Gerard Singh has always been known as that tall, bald guitarist who had a hit once on the Hitz.fm Malaysian English Top 10 (MET10) or as the winner of the 1992 Carlsberg Top of the Pubs contest, with his signature guitar and drum machine at hand, sharing the spotlight with other local pub musicians like Raymond Chia and Simon Justin Leo taking on the form of various outfits in watering holes across the Klang Valley.
Gerard Singh played to a full house with seasoned musicians, (L-R) Daniel Guerzo, David Patrick Juis, Jared Cheow and Jhingles Derek
Armed with an array of original compositions exposing a crossover of the sensibilities and fingerstyles of Kenny Loggins and James Taylor, Gerard ditched his drum machine and took to the stage with seasoned live musicians — Daniel Guerzo on keyboards and bass, Jingles (Derek Jhingoree) on bass, Jared Cheow on drums and David Patrick Juis on Acoustic and Electric Guitar and a string of tales to share to the full house at No Black Tie; some from his previous albums, Slice of the Pie and Social Animals (with Raymond Chia), others written as recently as 2 weeks prior to the show.
The show, titled Conversations with Gerard Singh, was fashioned after intimate performances akin to that of international artistes like the one given by Brian McKnight in November 2013. Although Gerard did speak to the crowd about the inspiration behind his songs – from social issues like child abuse to stories more closer to heart, such as being unemployed immediately after the birth of his daughter and losing his father to lung cancer - it was the songs, crafted with the lyrical similitudes of Eagles’ Don Henley or country legend, Kris Kristofferson, that did most of the talking that night.
The 47-year old, who recently completed his Grade 8 music examination, is the epitome of age being a case mind-over matter, when it comes to pursuing your dreams. He is currently signed to the local Lakefront Records that has a record by US act Chrome Cats in The Billboard Indicators Top 40 chart, which recognises potential Billboard Top 40 hits and is currently recording material for a new album that is aimed to break through the Billboard Top 40, just like his label-mates Chrome Cats. After which, there are plans to make a move to the great US of A for live performances and appearances on radio shows there – all of which hang in the balance of the success of his first single, Crazy, set for release in April.

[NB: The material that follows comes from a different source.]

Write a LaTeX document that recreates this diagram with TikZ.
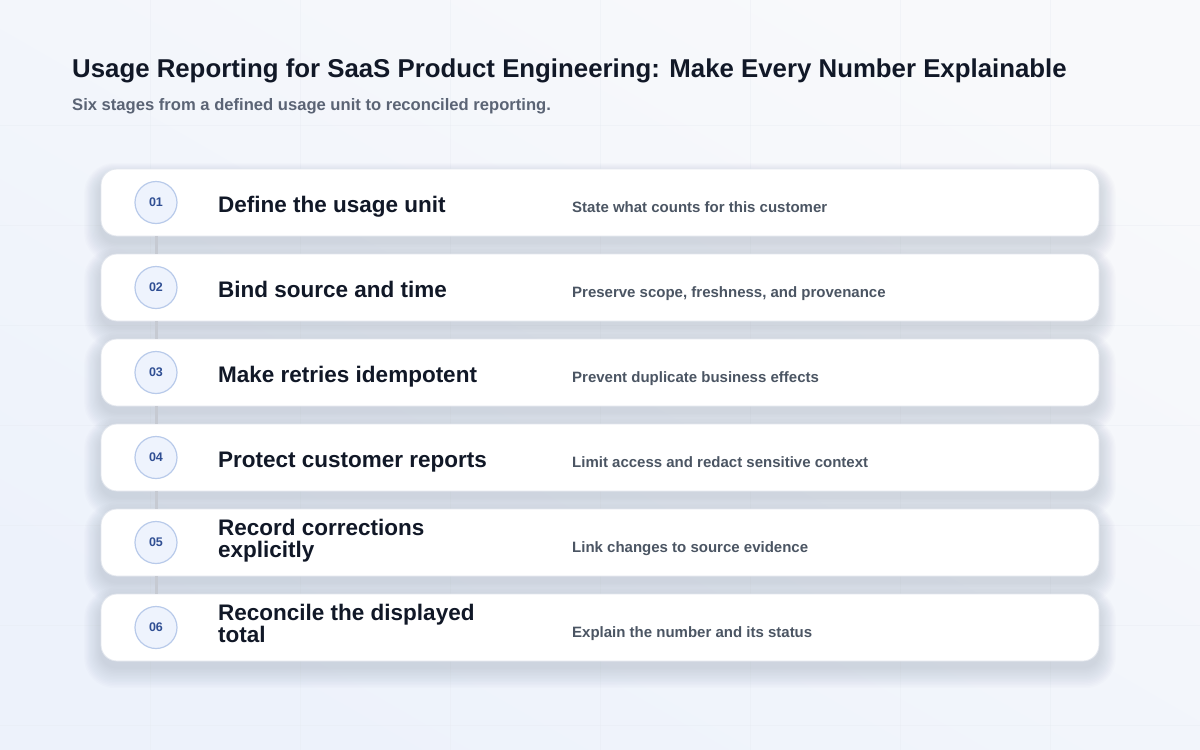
\documentclass[tikz,border=0pt]{standalone}
\usepackage{fontspec}
\setmainfont{Liberation Sans}
\usetikzlibrary{calc}
\definecolor{bgA}{HTML}{F8F9FB}
\definecolor{bgB}{HTML}{EDF2FB}
\definecolor{gridc}{HTML}{E6EAF1}
\definecolor{titlec}{HTML}{111827}
\definecolor{subc}{HTML}{5B6475}
\definecolor{descc}{HTML}{4B5563}
\definecolor{numc}{HTML}{2F4E93}
\definecolor{circf}{HTML}{EEF3FD}
\definecolor{circd}{HTML}{B8CAEA}
\definecolor{connc}{HTML}{C6CAD2}
\definecolor{shadc}{HTML}{34405E}
\definecolor{cardd}{HTML}{E3E7EE}
\tikzset{
  card/.style={draw=cardd, line width=0.8pt, fill=white, rounded corners=16pt, minimum width=998pt, minimum height=67pt, inner sep=0pt},
  numcirc/.style={circle, draw=circd, line width=1.2pt, fill=circf, minimum size=42pt, inner sep=0pt, text=numc, font=\fontsize{12.5}{14}\selectfont\bfseries},
  ttl/.style={anchor=base west, inner sep=0pt, text=titlec, font=\fontsize{22.5}{21.6}\selectfont\bfseries, align=left},
  desc/.style={anchor=base west, inner sep=0pt, text=descc, font=\fontsize{15}{18}\selectfont\bfseries},
  conn/.style={draw=connc, line width=3pt},
}
\begin{document}
\begin{tikzpicture}[x=1pt,y=-1pt]
\useasboundingbox (0,0) rectangle (1200,750);
\shade[top color=bgA, bottom color=bgB, shading angle=-30] (0,0) rectangle (1200,750);
% faint grid
\foreach \gx in {150,300,...,1050} \draw[gridc, line width=0.5pt, opacity=0.35] (\gx,0) -- (\gx,750);
\foreach \gy in {125,225,...,725} \draw[gridc, line width=0.5pt, opacity=0.35] (0,\gy) -- (1200,\gy);
% headings
\node[anchor=base west, inner sep=0pt, text=titlec, font=\fontsize{25.8}{30}\selectfont\bfseries] (title) at (72,77) {Usage Reporting for SaaS Product Engineering: Make Every Number Explainable};
\node[anchor=base west, inner sep=0pt, text=subc, font=\fontsize{16.6}{20}\selectfont\bfseries] (subtitle) at (72,110) {Six stages from a defined usage unit to reconciled reporting.};
% shadows
\foreach \i in {0,...,5} {
  \pgfmathsetmacro{\ct}{169+85*\i}
  \foreach \k in {1,...,14} {
    \fill[shadc, opacity=0.011, rounded corners={16pt+\k pt}] (101-1.2*\k, \ct+8-1.0*\k) rectangle (1099+1.2*\k, \ct+67+6+1.5*\k);
  }
}
% cards
\node[card] (c1) at (600,202.5) {};
\node[card] (c2) at (600,287.5) {};
\node[card] (c3) at (600,372.5) {};
\node[card] (c4) at (600,457.5) {};
\node[card] (c5) at (600,542.5) {};
\node[card] (c6) at (600,627.5) {};
% number circles
\node[numcirc] (n1) at (156,202.5) {01};
\node[numcirc] (n2) at (156,287.5) {02};
\node[numcirc] (n3) at (156,372.5) {03};
\node[numcirc] (n4) at (156,457.5) {04};
\node[numcirc] (n5) at (156,542.5) {05};
\node[numcirc] (n6) at (156,627.5) {06};
% connectors
\draw[conn] (c1.south -| n1) -- (c2.north -| n2);
\draw[conn] (c2.south -| n2) -- (c3.north -| n3);
\draw[conn] (c3.south -| n3) -- (c4.north -| n4);
\draw[conn] (c4.south -| n4) -- (c5.north -| n5);
\draw[conn] (c5.south -| n5) -- (c6.north -| n6);
% titles
\node[ttl] (t1) at (218,212) {Define the usage unit};
\node[ttl] (t2) at (218,297) {Bind source and time};
\node[ttl] (t3) at (218,382) {Make retries idempotent};
\node[ttl] (t4) at (218,467) {Protect customer reports};
\node[ttl] (t5) at (218,557.3) {Record corrections\\explicitly};
\node[ttl] (t6) at (218,642.3) {Reconcile the displayed\\total};
% descriptions
\node[desc] (d1) at (572,212) {State what counts for this customer};
\node[desc] (d2) at (572,297) {Preserve scope, freshness, and provenance};
\node[desc] (d3) at (572,382) {Prevent duplicate business effects};
\node[desc] (d4) at (572,467) {Limit access and redact sensitive context};
\node[desc] (d5) at (572,552) {Link changes to source evidence};
\node[desc] (d6) at (572,637) {Explain the number and its status};
\end{tikzpicture}
\end{document}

His solo act was received well with shouts for an encore and a standing ovation at the end. After all, it is quite rare for local musicians, especially those from the pub circuit, to put on two whole one-hour sets of original songs. Still, it is too early to predict whether or not this guarantees support from audiences across the sea that is on par with that of his loyal following here in Malaysia. Whatever the outcome, it’s definitely good to know that he has come a long way from his expectable drum-machine-accompanied renditions of The Gambler and Hotel California.
This article was published on April 5, 2014 in The Malay Mail.